Given exercise: Each line of the listing must be transcribed exactly, except for the images, which should be excluded.

Source data:
★ ★ ★

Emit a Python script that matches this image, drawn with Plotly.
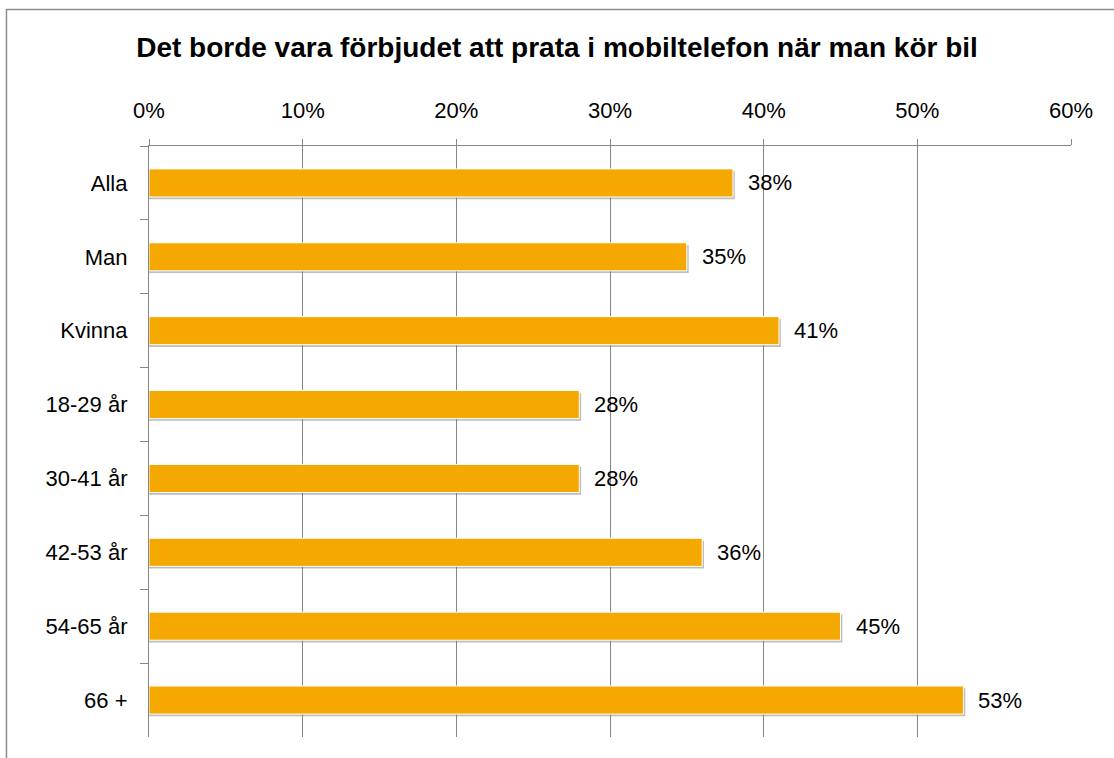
import plotly.graph_objects as go

categories = ["Alla", "Man", "Kvinna", "18-29 år", "30-41 år", "42-53 år", "54-65 år", "66 +"]
values = [38, 35, 41, 28, 28, 36, 45, 53]
x_ticks = [0, 10, 20, 30, 40, 50, 60]
x_tick_labels = ["0%", "10%", "20%", "30%", "40%", "50%", "60%"]
title = "Det borde vara förbjudet att prata i mobiltelefon när man kör bil"

ORANGE = "#F5A800"
GRID = "#868686"
FONT = "Liberation Sans, Arial, sans-serif"

fig = go.Figure()
# soft shadow under bars
fig.add_trace(go.Bar(
    y=categories, x=[v + 0.12 for v in values], orientation="h",
    marker=dict(color="rgba(110,110,110,0.45)", line=dict(width=0)),
    width=0.38, offset=-0.16, hoverinfo="skip", showlegend=False,
))
fig.add_trace(go.Bar(
    y=categories, x=values, orientation="h",
    marker=dict(color=ORANGE, line=dict(color="white", width=1)),
    width=0.38, offset=-0.19, showlegend=False,
))
for c, v in zip(categories, values):
    fig.add_annotation(x=v, y=c, text=f"{v}%", showarrow=False,
                       xanchor="left", xshift=13, yshift=0,
                       font=dict(family=FONT, size=22, color="black"))

fig.update_layout(
    width=1114, height=758,
    barmode="overlay",
    paper_bgcolor="white", plot_bgcolor="white",
    margin=dict(l=149, r=43, t=146, b=21),
    title=dict(text=f"<b>{title}</b>", x=0.5, xanchor="center", y=0.938, yanchor="middle",
               font=dict(family=FONT, size=28, color="black")),
    font=dict(family=FONT, size=22, color="black"),
    xaxis=dict(side="top", range=[0, 60], tickvals=x_ticks, ticktext=x_tick_labels,
               showgrid=True, gridcolor=GRID, gridwidth=1.2,
               showline=True, linecolor=GRID, linewidth=1.2,
               ticks="outside", ticklen=6, tickcolor=GRID, tickwidth=1.2,
               zeroline=False, fixedrange=True,
               tickfont=dict(family=FONT, size=22, color="black"), ticklabelstandoff=12),
    yaxis=dict(autorange="reversed", type="category", tickson="boundaries",
               showgrid=False, showline=True, linecolor=GRID, linewidth=1.2,
               ticks="outside", ticklen=8, tickcolor=GRID, tickwidth=1.2,
               fixedrange=True,
               tickfont=dict(family=FONT, size=22, color="black"), ticklabelstandoff=16),
    shapes=[dict(type="rect", xref="paper", yref="paper",
                 x0=-0.1546, x1=1.06, y0=-0.06, y1=1.231,
                 line=dict(color="#8C8C8C", width=1.5), layer="below")],
)

fig.write_html("out.html", config={"displayModeBar": False},
               post_script="document.body.style.margin='0';")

★ ★ ★

Answer to this task:
Emit a Python script that matches this image, drawn with Plotly.
import plotly.graph_objects as go

categories = ["Alla", "Man", "Kvinna", "18-29 år", "30-41 år", "42-53 år", "54-65 år", "66 +"]
values = [38, 35, 41, 28, 28, 36, 45, 53]
x_ticks = [0, 10, 20, 30, 40, 50, 60]
x_tick_labels = ["0%", "10%", "20%", "30%", "40%", "50%", "60%"]
title = "Det borde vara förbjudet att prata i mobiltelefon när man kör bil"

ORANGE = "#F5A800"
GRID = "#868686"
FONT = "Liberation Sans, Arial, sans-serif"

fig = go.Figure()
# soft shadow under bars
fig.add_trace(go.Bar(
    y=categories, x=[v + 0.12 for v in values], orientation="h",
    marker=dict(color="rgba(110,110,110,0.45)", line=dict(width=0)),
    width=0.38, offset=-0.16, hoverinfo="skip", showlegend=False,
))
fig.add_trace(go.Bar(
    y=categories, x=values, orientation="h",
    marker=dict(color=ORANGE, line=dict(color="white", width=1)),
    width=0.38, offset=-0.19, showlegend=False,
))
for c, v in zip(categories, values):
    fig.add_annotation(x=v, y=c, text=f"{v}%", showarrow=False,
                       xanchor="left", xshift=13, yshift=0,
                       font=dict(family=FONT, size=22, color="black"))

fig.update_layout(
    width=1114, height=758,
    barmode="overlay",
    paper_bgcolor="white", plot_bgcolor="white",
    margin=dict(l=149, r=43, t=146, b=21),
    title=dict(text=f"<b>{title}</b>", x=0.5, xanchor="center", y=0.938, yanchor="middle",
               font=dict(family=FONT, size=28, color="black")),
    font=dict(family=FONT, size=22, color="black"),
    xaxis=dict(side="top", range=[0, 60], tickvals=x_ticks, ticktext=x_tick_labels,
               showgrid=True, gridcolor=GRID, gridwidth=1.2,
               showline=True, linecolor=GRID, linewidth=1.2,
               ticks="outside", ticklen=6, tickcolor=GRID, tickwidth=1.2,
               zeroline=False, fixedrange=True,
               tickfont=dict(family=FONT, size=22, color="black"), ticklabelstandoff=12),
    yaxis=dict(autorange="reversed", type="category", tickson="boundaries",
               showgrid=False, showline=True, linecolor=GRID, linewidth=1.2,
               ticks="outside", ticklen=8, tickcolor=GRID, tickwidth=1.2,
               fixedrange=True,
               tickfont=dict(family=FONT, size=22, color="black"), ticklabelstandoff=16),
    shapes=[dict(type="rect", xref="paper", yref="paper",
                 x0=-0.1546, x1=1.06, y0=-0.06, y1=1.231,
                 line=dict(color="#8C8C8C", width=1.5), layer="below")],
)

fig.write_html("out.html", config={"displayModeBar": False},
               post_script="document.body.style.margin='0';")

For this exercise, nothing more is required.